Nama lengkap Pak Cecep adalah Cecep Syarifudin, lulusan jurusan hubungan internasional fakultas sosial politik UGM, yang mengajar dan menduduki jabatan penting di Universitas Pasundan serta Paguyuban Pasundan. Dia adalah seorang anak kiai di Bogor yang kemudian menjadi menantu KH Prof Dr Musadad—ulama kharismatis dari Garut, karena Pak Cecep menikahi putrinya yang bernama Ummu Salamah. Aku tidak pernah membayangkan bahwa orang yang pernah kukritik itu pada suatu saat menjadi orang yang mendukung aktifitasku di kampus.

Pada saat PBB menyelenggarakan pawai obor perdamaian keliling dunia, aku dan kawan-kawan menyelenggarakan Pameran Perdamaian Dunia di Lengkong Besar 68. Ketika itu Dekan dan para dosen di FISIP Unpas tidak memberikan dukungan bagi terselenggaranya kegiatan. Pak Cecep setelah membaca berita rencana acara tersebut di koran Pikiran Rakyat dan Prioritas kemudian mengatakan padaku bahwa dia mendukung kegiatan itu. Diapun menyalahkan Dekan dan para pengajar FISIP. Sejak saat itu dia memantau perkembangan dan setelah tahu bahwa Departemen Luar Negri dan Menpora memberikan dukungan padaku maka dia sendiri yang mengantarku ke Jakarta dengan menggunakan Garuda dari Bandung.

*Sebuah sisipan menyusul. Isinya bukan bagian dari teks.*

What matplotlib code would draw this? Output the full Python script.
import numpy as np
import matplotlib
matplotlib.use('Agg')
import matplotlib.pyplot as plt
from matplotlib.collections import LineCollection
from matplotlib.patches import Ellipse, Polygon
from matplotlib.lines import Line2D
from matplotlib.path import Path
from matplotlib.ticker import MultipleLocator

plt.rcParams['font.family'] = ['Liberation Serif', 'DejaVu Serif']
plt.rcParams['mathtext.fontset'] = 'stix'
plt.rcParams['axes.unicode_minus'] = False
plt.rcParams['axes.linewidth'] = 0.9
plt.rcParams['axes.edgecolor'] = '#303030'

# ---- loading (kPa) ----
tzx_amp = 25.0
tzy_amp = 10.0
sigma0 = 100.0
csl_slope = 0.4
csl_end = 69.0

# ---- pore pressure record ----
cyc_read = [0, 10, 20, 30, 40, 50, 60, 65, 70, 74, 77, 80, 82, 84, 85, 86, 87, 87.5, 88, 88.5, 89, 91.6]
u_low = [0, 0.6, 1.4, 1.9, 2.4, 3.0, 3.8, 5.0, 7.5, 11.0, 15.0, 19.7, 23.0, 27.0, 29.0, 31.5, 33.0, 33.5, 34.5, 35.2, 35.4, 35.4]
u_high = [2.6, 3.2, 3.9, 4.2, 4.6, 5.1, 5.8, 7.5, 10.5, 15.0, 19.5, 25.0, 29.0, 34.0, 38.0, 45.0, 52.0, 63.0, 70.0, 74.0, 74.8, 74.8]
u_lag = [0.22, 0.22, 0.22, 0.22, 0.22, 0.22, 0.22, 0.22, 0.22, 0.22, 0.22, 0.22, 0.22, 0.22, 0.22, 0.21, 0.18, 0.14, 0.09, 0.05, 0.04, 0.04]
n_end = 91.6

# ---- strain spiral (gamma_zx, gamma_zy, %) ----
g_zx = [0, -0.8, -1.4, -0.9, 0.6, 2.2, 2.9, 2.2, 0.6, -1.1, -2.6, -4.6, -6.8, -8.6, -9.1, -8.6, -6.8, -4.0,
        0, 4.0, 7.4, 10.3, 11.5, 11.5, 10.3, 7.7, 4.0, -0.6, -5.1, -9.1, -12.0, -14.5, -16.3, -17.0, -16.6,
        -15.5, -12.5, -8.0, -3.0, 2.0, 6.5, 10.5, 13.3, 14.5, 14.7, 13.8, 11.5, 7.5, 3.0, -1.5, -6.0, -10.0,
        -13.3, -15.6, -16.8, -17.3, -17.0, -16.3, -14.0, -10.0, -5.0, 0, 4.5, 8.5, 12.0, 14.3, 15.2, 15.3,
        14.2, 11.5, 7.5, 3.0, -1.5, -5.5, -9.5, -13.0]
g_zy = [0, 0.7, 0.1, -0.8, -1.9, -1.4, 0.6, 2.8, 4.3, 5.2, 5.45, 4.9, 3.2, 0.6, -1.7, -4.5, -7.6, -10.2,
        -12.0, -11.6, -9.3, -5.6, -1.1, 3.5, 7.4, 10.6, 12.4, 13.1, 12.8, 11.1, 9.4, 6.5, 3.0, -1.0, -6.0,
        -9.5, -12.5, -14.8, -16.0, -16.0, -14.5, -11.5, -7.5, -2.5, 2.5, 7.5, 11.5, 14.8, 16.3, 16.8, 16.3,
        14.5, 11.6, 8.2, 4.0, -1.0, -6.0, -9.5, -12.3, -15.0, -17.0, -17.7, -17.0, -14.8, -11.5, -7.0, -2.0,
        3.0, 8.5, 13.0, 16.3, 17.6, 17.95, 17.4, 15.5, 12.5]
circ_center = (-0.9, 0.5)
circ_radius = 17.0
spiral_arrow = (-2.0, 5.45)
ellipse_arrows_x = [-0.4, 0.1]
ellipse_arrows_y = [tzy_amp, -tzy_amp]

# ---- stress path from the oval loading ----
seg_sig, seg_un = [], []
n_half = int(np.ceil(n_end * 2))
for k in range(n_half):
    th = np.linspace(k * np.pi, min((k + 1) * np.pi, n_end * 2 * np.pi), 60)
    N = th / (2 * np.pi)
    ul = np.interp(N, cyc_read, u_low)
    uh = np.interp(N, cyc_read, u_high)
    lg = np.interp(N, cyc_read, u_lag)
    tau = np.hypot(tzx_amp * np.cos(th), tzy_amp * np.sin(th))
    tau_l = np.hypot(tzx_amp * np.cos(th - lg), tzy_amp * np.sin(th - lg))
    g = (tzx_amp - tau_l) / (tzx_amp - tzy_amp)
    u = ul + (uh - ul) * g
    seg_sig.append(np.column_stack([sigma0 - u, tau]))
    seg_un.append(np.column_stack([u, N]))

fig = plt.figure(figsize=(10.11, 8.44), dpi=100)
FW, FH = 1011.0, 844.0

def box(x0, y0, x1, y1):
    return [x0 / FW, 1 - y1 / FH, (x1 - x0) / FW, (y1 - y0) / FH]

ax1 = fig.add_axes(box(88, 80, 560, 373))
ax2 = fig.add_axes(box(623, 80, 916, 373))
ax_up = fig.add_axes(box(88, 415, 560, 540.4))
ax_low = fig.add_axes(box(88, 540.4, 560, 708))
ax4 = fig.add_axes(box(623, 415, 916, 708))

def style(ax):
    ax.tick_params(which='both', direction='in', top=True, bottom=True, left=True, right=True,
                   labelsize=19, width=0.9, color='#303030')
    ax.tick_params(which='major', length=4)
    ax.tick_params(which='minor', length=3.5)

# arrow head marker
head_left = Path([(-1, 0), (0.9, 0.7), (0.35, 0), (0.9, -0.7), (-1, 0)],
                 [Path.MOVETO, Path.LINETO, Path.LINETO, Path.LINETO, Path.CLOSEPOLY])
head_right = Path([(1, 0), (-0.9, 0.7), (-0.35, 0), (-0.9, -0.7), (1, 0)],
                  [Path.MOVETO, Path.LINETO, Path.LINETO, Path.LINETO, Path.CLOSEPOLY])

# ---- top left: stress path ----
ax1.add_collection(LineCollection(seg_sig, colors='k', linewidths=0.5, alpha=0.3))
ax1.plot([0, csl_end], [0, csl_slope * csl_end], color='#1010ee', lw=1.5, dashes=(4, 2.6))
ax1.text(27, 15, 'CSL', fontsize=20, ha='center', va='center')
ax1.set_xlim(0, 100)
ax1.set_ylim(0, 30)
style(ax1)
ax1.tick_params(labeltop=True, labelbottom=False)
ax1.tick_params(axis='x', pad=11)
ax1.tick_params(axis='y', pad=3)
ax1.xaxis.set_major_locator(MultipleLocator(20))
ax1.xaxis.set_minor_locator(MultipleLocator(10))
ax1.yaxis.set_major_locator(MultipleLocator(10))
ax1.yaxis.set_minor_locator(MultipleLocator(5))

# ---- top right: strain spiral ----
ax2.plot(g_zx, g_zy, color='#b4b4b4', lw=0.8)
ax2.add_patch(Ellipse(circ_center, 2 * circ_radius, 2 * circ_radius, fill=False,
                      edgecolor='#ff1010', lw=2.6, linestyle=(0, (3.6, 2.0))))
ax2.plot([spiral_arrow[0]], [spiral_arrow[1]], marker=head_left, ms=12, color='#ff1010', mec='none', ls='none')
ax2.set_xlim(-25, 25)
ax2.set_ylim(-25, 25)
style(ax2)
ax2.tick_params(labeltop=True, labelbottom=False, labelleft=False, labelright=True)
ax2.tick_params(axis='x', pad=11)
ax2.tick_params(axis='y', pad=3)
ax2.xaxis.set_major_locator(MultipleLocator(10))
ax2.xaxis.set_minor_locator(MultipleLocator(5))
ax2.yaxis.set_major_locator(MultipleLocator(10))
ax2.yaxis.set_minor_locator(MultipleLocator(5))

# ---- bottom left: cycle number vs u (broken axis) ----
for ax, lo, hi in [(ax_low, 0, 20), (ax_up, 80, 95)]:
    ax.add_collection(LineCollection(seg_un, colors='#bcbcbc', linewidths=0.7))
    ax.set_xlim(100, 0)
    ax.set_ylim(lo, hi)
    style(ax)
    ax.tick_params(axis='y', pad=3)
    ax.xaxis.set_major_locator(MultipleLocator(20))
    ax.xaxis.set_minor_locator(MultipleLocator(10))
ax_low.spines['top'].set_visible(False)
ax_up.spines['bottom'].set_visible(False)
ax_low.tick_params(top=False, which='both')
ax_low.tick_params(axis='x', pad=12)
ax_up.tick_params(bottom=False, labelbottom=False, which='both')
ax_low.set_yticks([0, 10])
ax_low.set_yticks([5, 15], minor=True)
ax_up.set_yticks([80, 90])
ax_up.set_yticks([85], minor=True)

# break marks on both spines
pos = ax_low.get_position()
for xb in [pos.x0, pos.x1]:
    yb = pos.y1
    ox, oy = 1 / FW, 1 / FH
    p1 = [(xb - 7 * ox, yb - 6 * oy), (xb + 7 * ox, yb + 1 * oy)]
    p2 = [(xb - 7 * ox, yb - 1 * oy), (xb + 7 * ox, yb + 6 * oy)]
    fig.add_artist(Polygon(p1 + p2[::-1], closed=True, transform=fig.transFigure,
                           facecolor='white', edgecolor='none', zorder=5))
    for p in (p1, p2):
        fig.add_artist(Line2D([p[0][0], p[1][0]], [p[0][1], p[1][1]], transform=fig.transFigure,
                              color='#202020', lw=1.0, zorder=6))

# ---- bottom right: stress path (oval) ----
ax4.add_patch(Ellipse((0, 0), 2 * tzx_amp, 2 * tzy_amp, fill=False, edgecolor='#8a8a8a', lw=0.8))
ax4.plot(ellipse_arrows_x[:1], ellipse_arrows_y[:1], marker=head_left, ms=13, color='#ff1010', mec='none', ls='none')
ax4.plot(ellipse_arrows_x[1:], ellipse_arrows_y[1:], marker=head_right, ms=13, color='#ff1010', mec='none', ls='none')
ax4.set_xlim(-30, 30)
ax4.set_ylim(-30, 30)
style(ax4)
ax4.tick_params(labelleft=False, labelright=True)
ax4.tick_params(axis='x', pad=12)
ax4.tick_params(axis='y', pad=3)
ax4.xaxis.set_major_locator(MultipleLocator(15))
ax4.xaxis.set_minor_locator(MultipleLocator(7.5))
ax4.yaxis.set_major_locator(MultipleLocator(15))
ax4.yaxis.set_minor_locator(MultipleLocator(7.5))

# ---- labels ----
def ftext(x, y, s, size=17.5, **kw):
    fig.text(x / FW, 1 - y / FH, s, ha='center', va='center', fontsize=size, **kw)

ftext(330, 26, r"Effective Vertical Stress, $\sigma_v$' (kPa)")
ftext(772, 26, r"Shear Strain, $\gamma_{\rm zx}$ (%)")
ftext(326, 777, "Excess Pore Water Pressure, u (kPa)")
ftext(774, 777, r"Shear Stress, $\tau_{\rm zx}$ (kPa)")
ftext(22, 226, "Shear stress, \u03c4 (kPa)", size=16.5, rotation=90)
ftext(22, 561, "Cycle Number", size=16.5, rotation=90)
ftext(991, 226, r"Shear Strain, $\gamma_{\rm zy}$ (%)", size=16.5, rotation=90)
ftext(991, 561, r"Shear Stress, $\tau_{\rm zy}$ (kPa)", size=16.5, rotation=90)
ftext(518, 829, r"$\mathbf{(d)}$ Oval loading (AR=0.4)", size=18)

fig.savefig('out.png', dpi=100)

Aku dipertemukan dengan seorang diplomat Deparlu di Kebayoran, Dr Johan Syahperi . Dr Johan adalah diplomat yang aktif di dunia kepemudaan dan menjadi Ketua Asian Youth Council. Dia ternyata lulusan Universitas Parahyangan Bandung. Dalam pertemuan itu dia menyatakan bersedia untuk datang dalam seminar yang kami selenggarakan dan akan berbagi pengalaman mengenai peran pemuda dalam perdamaian internasional.

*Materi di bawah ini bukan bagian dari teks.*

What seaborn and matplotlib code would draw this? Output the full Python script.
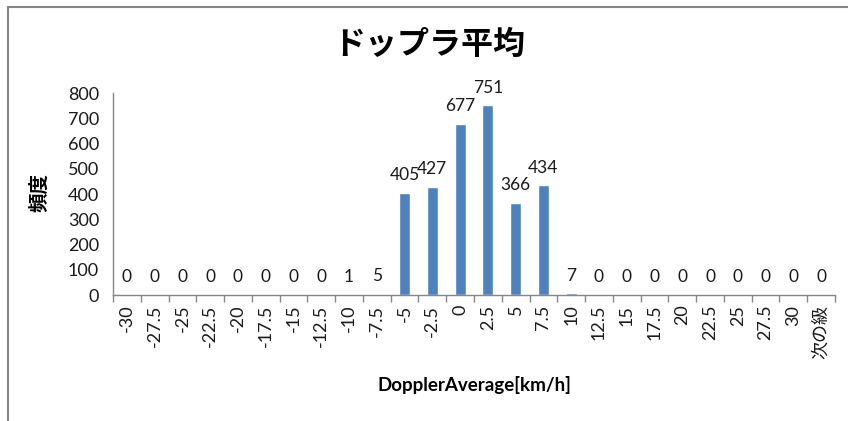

Pameran Perdamaian Dunia itupun terselenggara dengan segala keterbatasannya. Prof Muchtar Affandi yang menjadi rector saat itu pun hadir. Pak Cecep hanya memantau dari jauh dan mengatakan padaku agar aku mengerahkan pendukung-pendukungku untuk mensukseskan acara tersebut, karena dia tahu sebagian mahasiswa dan dosen memboikot acara tersebut. Alhamdulillah pameran yang terselenggara beberapa hari itu berjalan lancar dan sukses. Beberapa negara –termasuk negara super power ketika itu seperti AS dan US—memberikan dukungan berupa material pameran seperti buku-buku, poster dan film.

Pak Cecep kemudian tidak lagi aktif di kampus karena sibuk dengan kegiatan politiknya menjadi anggota DPR/MPR, dan menjadi pengurus PBNU. Ummu Salamah istrinya menjadi Ketua Jurusan Kesejahteraan Sosial sehingga akupun sering berinteraksi dalam kegiatan akademis. Pada saat kongres pendidikan pekerjaan sosial se-Asia dan Pasifik, ibu Ummu dan pak Fachrurozi sebagai pengajar serta dua orang mahasiswa yaitu aku dan Abu Hurairah ditugaskan kampus untuk mengikuti kegiatan tersebut. Setelah itu lama aku tidak bertemu dengan Pak Cecep. Belakangan aku mendengar berita tak sedap mengenai gelar Doktor Pak Cecep tapi hal itu tidak menghilangkan penghargaanku padanya karena dia adalah orang yang membantuku di saat-saat sulit, dan bukankah seorang sahabat ada untuk itu ?



Gedung DPR/MPR







Suatu saat aku bertemu Pak Cecep dalam sebuah resepsi pernikahan seorang dosen. MC di acara tersebut mengucapkan selamat datang padaku sebagai “calon bupati Bandung”. Pak Cecep tersenyum saat kami berpisah sebelum meninggalkan tempat resepsi dan mengatakan “semoga sukses”.

Seingatku aku bertemu Pak Cecep terakhir kali di RSHS, saat kami sama-sama melakukan general check-up sebagai salah satu syarat menjadi Caleg. Untuk kesekian kali Pak Cecep masuk Senayan, kali ini dari PKB. Ketika PKB terbelah ke dalam faksi Gus Dur dan faksi Muhaimin, Pak Cecep memilih bergabung dengan Muhaimin Iskandar.
Kini Pak Cecep telah berpulang ke rahmat Allah. Meskipun demikian Pak Cecep—nama panggilan KH Prof Dr Cecep Syarifudin –tetap hidup dalam kenanganku. Orang Jawa mengatakan “mikul duwur mendem jero”. Hanya yang baik-baik lah yang perlu dikenang.